Within the material below, transcribe exactly the lines from the one holding "Write a Python" through the one holding "import plotly.graph_objects as go", keeping both ends and skipping the rest.

* * * * * * *

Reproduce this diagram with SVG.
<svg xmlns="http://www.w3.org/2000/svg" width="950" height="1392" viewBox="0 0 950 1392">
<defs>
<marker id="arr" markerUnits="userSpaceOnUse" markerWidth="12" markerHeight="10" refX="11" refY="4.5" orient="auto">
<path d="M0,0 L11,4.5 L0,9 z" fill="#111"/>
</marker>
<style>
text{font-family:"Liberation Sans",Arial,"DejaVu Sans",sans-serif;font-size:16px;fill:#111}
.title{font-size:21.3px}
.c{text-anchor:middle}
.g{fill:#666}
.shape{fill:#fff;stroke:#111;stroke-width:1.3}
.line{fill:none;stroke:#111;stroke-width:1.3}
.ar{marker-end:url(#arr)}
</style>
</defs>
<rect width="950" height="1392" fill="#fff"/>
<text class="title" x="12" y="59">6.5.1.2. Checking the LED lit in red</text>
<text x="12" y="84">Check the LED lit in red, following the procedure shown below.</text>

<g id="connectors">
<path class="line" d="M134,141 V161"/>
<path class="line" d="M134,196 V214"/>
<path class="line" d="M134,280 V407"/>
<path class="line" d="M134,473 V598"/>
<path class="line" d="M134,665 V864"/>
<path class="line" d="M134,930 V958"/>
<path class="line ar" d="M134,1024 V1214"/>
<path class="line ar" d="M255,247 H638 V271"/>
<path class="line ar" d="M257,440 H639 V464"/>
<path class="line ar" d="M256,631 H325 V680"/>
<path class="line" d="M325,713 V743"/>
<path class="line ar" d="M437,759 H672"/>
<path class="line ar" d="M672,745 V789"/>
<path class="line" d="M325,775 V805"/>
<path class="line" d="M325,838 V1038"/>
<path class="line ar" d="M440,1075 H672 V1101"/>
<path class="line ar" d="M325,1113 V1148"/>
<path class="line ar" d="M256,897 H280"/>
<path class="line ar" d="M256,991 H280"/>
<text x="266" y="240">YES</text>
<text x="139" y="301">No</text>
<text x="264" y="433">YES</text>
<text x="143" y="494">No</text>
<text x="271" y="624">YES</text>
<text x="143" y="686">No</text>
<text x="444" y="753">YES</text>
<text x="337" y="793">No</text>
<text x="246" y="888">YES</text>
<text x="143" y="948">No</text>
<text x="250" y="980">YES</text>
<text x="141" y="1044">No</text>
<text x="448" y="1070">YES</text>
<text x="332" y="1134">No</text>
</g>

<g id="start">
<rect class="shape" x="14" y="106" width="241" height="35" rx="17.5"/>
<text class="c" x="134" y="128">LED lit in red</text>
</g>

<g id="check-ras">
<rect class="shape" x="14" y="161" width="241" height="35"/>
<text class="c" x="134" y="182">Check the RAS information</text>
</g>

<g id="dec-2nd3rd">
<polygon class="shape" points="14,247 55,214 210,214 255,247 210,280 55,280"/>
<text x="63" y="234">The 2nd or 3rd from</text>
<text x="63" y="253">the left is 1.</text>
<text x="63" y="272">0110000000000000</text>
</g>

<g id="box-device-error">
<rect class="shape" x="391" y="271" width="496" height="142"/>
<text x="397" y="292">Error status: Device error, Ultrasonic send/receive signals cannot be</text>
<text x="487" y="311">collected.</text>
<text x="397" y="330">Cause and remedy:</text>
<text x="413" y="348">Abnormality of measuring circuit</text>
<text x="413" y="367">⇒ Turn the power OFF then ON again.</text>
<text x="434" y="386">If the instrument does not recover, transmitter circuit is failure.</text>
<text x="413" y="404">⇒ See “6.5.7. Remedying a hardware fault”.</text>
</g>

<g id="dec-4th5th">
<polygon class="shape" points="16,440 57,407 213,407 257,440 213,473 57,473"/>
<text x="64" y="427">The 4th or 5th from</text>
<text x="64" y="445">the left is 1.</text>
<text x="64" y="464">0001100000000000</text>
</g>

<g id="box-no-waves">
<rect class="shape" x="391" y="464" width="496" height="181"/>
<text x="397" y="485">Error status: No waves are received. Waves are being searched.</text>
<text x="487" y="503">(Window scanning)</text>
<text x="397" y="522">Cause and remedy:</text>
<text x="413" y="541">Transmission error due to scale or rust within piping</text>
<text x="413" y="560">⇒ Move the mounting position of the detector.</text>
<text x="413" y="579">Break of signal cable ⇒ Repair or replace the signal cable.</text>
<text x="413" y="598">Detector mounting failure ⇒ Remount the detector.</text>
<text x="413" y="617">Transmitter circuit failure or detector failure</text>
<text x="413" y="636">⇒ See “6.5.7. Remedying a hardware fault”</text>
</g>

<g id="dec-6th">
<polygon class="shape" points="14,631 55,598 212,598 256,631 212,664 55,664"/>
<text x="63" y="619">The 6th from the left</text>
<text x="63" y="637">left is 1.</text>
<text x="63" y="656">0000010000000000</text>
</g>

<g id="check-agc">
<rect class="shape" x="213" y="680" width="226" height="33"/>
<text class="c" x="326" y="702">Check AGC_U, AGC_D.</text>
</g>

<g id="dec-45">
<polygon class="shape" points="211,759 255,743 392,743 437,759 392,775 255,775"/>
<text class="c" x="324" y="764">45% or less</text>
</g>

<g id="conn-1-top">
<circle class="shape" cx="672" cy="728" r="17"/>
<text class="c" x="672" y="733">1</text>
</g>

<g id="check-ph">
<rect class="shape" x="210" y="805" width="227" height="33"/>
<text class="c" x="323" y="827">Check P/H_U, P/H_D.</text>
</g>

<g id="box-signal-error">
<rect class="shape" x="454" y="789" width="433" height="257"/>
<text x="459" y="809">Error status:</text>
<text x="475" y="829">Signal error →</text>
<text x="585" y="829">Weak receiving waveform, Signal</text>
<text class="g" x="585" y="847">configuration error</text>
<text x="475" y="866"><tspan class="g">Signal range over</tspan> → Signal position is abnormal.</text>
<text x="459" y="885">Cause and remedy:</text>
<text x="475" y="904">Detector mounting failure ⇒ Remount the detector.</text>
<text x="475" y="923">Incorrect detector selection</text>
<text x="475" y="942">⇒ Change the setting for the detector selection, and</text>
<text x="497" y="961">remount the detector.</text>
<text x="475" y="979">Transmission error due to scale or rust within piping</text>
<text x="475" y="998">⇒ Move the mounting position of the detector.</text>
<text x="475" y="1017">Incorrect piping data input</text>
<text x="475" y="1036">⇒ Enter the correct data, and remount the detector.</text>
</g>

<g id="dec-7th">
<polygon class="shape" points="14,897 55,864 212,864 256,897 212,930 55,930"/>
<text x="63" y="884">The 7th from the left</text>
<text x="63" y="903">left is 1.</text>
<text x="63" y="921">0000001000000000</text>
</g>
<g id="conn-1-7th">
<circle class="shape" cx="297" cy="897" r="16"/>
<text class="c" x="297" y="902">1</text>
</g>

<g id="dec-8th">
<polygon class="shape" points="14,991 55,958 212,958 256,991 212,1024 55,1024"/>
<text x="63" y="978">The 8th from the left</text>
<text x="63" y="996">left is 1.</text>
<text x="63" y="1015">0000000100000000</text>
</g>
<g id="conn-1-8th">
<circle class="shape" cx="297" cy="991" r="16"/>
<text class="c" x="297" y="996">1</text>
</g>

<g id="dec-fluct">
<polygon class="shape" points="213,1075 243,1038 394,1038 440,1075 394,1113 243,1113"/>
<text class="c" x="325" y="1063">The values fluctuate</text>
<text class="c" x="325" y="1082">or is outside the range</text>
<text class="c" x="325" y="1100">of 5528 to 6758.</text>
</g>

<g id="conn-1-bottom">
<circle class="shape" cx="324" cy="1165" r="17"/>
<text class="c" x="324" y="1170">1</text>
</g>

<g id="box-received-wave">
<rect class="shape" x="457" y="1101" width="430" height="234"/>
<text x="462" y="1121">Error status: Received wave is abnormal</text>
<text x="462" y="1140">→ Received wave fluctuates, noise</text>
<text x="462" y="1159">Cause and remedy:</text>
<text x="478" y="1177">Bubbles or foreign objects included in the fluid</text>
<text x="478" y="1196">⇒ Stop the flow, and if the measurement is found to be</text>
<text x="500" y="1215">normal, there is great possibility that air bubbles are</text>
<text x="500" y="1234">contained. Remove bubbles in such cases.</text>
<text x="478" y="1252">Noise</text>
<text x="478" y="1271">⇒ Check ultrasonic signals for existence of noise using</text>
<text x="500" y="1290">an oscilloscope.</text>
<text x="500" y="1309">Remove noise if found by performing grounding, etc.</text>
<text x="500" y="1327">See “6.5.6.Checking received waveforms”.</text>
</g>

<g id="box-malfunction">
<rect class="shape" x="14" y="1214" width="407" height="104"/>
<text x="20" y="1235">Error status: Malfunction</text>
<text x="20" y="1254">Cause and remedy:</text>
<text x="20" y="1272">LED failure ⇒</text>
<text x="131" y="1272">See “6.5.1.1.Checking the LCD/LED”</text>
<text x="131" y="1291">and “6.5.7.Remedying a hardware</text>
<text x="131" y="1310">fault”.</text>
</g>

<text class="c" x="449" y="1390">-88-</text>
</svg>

* * * * * * *

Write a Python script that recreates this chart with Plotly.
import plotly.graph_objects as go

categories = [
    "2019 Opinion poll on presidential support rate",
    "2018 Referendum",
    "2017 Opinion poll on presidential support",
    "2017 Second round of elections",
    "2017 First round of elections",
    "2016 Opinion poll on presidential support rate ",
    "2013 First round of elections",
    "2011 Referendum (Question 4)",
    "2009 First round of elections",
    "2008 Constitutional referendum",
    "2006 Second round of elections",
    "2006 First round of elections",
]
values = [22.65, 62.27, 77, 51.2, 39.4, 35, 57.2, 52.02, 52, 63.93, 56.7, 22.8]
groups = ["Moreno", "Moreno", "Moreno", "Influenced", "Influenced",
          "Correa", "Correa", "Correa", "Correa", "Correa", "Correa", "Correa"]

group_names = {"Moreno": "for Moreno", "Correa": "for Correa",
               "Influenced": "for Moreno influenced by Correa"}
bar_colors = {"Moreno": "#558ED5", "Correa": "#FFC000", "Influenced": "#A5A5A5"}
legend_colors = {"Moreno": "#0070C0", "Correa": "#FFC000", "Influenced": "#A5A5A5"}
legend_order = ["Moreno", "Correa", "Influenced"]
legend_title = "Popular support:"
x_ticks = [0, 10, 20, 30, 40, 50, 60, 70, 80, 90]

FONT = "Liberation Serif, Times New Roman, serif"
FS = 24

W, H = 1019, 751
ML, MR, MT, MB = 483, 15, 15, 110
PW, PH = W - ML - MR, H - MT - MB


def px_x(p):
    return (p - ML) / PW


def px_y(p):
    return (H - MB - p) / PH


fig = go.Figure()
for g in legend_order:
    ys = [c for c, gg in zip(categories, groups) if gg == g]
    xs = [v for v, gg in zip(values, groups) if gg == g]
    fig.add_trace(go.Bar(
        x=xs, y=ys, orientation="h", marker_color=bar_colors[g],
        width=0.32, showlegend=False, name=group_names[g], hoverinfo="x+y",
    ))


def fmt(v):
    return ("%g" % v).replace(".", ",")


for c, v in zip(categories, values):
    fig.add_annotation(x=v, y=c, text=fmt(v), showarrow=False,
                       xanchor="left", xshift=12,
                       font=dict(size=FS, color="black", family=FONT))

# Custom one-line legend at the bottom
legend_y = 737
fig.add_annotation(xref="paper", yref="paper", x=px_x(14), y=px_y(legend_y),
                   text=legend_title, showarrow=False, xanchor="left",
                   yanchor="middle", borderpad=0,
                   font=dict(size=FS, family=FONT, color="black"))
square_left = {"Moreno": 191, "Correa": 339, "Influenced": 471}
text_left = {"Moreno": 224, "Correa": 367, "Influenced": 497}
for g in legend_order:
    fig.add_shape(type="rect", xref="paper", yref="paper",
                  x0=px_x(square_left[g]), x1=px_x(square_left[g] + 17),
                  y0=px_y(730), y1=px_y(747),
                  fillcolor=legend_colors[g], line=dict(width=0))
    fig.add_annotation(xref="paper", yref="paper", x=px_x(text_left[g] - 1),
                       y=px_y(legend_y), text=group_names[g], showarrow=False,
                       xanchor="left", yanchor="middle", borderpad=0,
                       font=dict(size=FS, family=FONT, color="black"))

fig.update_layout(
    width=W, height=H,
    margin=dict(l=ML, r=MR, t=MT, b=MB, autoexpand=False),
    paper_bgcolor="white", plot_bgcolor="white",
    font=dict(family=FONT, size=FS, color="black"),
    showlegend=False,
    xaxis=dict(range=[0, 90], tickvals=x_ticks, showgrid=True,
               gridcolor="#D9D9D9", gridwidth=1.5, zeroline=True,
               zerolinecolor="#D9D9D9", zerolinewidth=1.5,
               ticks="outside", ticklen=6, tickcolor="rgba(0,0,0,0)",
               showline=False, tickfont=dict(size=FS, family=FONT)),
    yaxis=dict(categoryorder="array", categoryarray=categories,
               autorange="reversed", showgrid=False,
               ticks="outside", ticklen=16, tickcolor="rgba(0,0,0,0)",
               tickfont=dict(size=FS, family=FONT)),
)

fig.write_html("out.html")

* * * * * * *

◆ **RESPONSE TO THIS EXERCISE**
Write a Python script that recreates this chart with Plotly.
import plotly.graph_objects as go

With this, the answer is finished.